Here’s how direct mail marketing fits into your overall campaign marketing strategy:
Fills the gap left by new media. People are quick to say that digital media has snuffed out the relevance of print advertising, yet when it comes to election season new media leaves plenty of room for opportunity. While your target audience is likely being barraged by display ads, bombarded by emails and constantly encountering television ads, you can reach them by less intrusive means: the mail. According to The Household Diary Study: Mail Use & Attitudes report conducted by NuStats in 2012, 79% of recipients either read or scan the advertising mail they receive daily—which is significantly higher than most industry average email open rates. Not only does print mail allow your audience to interact with your candidate on their own terms, you can also contact them through a less utilized channel, which will only make your candidate stand out more.
Physical connection with your candidate’s brand. Sending direct mail allows voters to connect with your candidate in a physical, tactile way, which not only helps with brand awareness, but memory as well. Studies show that there is a strong connection between touch and memory, as well as emotion, both of which are to your candidate’s advantage on Election Day.

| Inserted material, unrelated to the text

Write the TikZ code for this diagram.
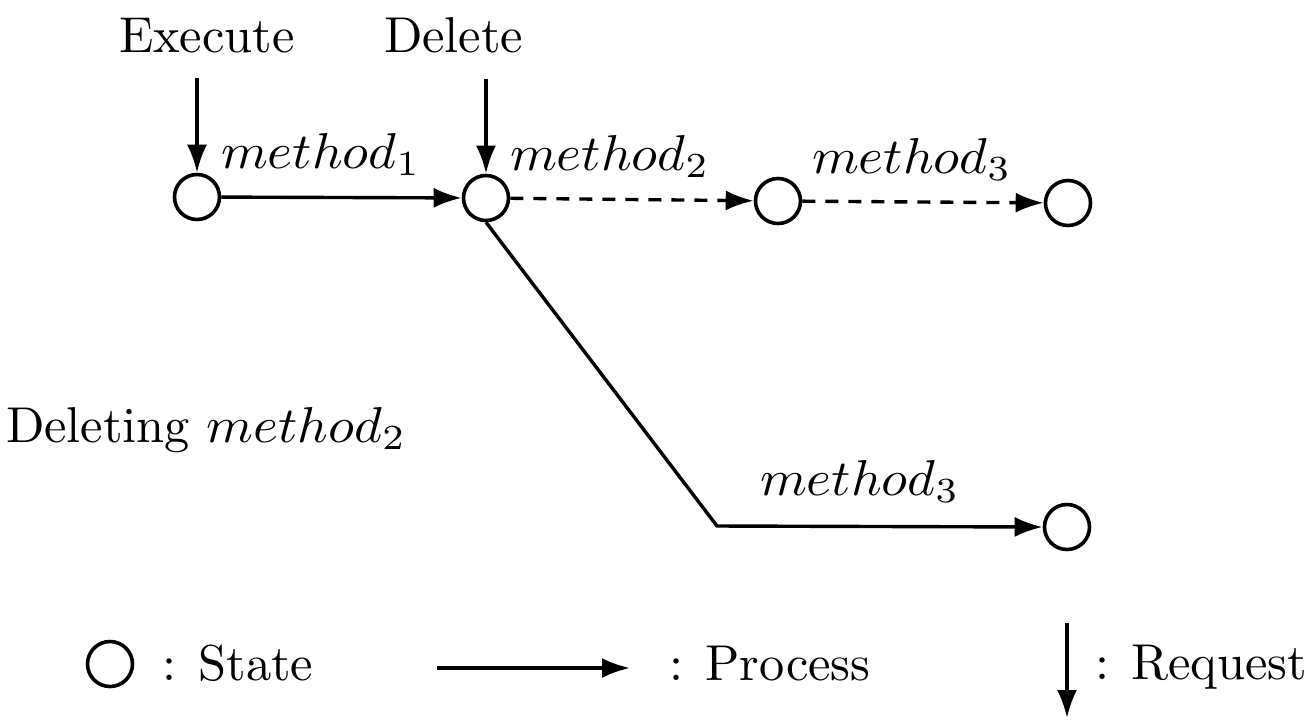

Cost effectiveness. Political direct mail is one of the most cost-effective ways to reach your voting audience. Many digital advertising channels can be extremely expensive and only become more costly as Election Day gets closer. A USPS political mail resource stated that one candidate won 79% of the election districts that were targeted with Every Door Direct Mail and he only spent $2.40 per voter, compared to his opponent, who spent approximately $90 per voter. Whether it’s sending a postcard to an entire district or sending donation envelopes to a targeted audience, direct mail allows you to reach many people in a way that is effective and affordable.
Target your exact audience. Direct mail gives you the ability to determine the exact audience that sees your advertising based on factors such as age, gender, socioeconomic status, and political affiliation. This segmentation ensures that your message is not being wasted on the wrong people and that your overall marketing budget is being spent as wisely as possible.
Opportunity to be creative. Much of today’s advertising is limited to a screen, and thus limited in creativity. However, the limitations of digital do not apply to print advertising. There are countless ways to be creative, whether it’s incorporating an Augmented Reality (AR) component to your mail piece, encouraging a digital connection with a PURL (personalized URL) or social media links, or including a bumper sticker as part of a multi-piece package, the ways in which you can interact with your audience are much broader and stand to create a more lasting impact.
Other Key Points About Political Mail:
- Send political mail via Every Door Direct Mail (EDDM), First-Class Mail®, and USPS Marketing Mail.
- Political mail can be cost-effective, targetable, and personalized.
- Three times the return on investment is achieved on direct mail spend when paired with digital through direct mail marketing.
- Millennials prefer political mail over other forms of political advertising.
- Nearly 4 in 5 Generation Xers and Boomers read political mail—most immediately.
- Almost 6 out of 10 swing voters say political mail is helpful in their decision.